Not only does Prof Anglo exist, but the seminar, storm and the fireball did take place on that very night in 1982. Some of the implied links and necromancy may or may not have occurred.
Whenever interlocutors appear impressed with some aspect of the English aristocracy I let slip - subtle, like - that I'm descended from Welsh princes. People are often so impressed that they can't help but step away from me. Anyhow, I reckon it's got to be true (in my case, and that of every other Welshperson).
Lovely Christmas ghost story (even if it's one for all time).

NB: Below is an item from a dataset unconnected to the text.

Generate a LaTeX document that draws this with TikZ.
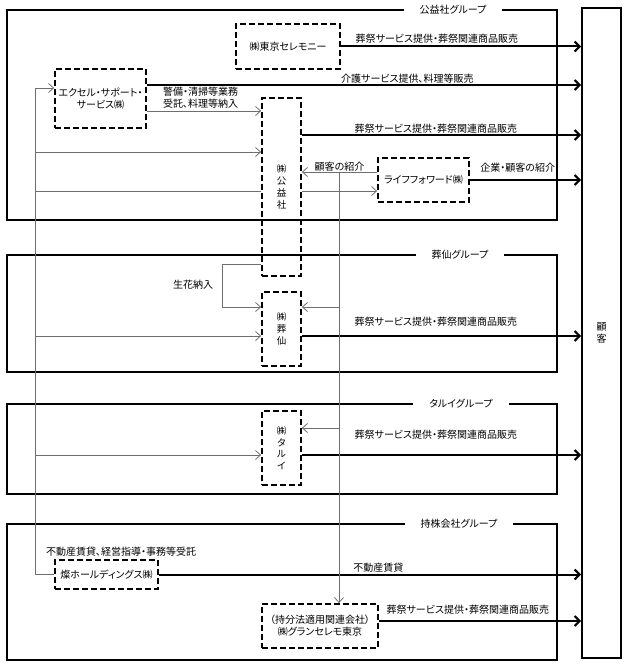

via Cotton Mather or Lovecraft ?
I'm of the Glamorgan Morgans, Gareth. The Normans captured our castle at Oystermouth when we alone responded to the local prince's call. They took one look at it, pulled it down and built a proper one. Mrs Boyo tries to do the same with the rest of our property. Glad you liked the story - it's my annual offering.
Lovecraft thought it was Borellus, Laban, but it seems to have been Cotton Mather. The Sage of Lampeter did not lie. Any homage to Charles Dexter Ward is entirely intentional.
I wish I new half the things you guy's have just sitting in your heads. I need to read more.
Dear Dorn,
Nice to see you by here! Anyone who keeps a close eye on squirrels is ok by me.
I have had encounters with these fluffy terrorists, and came off the worse:
http://alfanalf.blogspot.com/2009/04/eighth-of-thermidor-of-no-good-boyo.html
Off topic: on that Odessa subject:
http://simplyjews.blogspot.com/2012/01/mnogaya-leta-odessa-version.html
Just remembered your post when posting this one.
Oy, a shandehoys! The power of Odessa overwhelms the beardy trannies!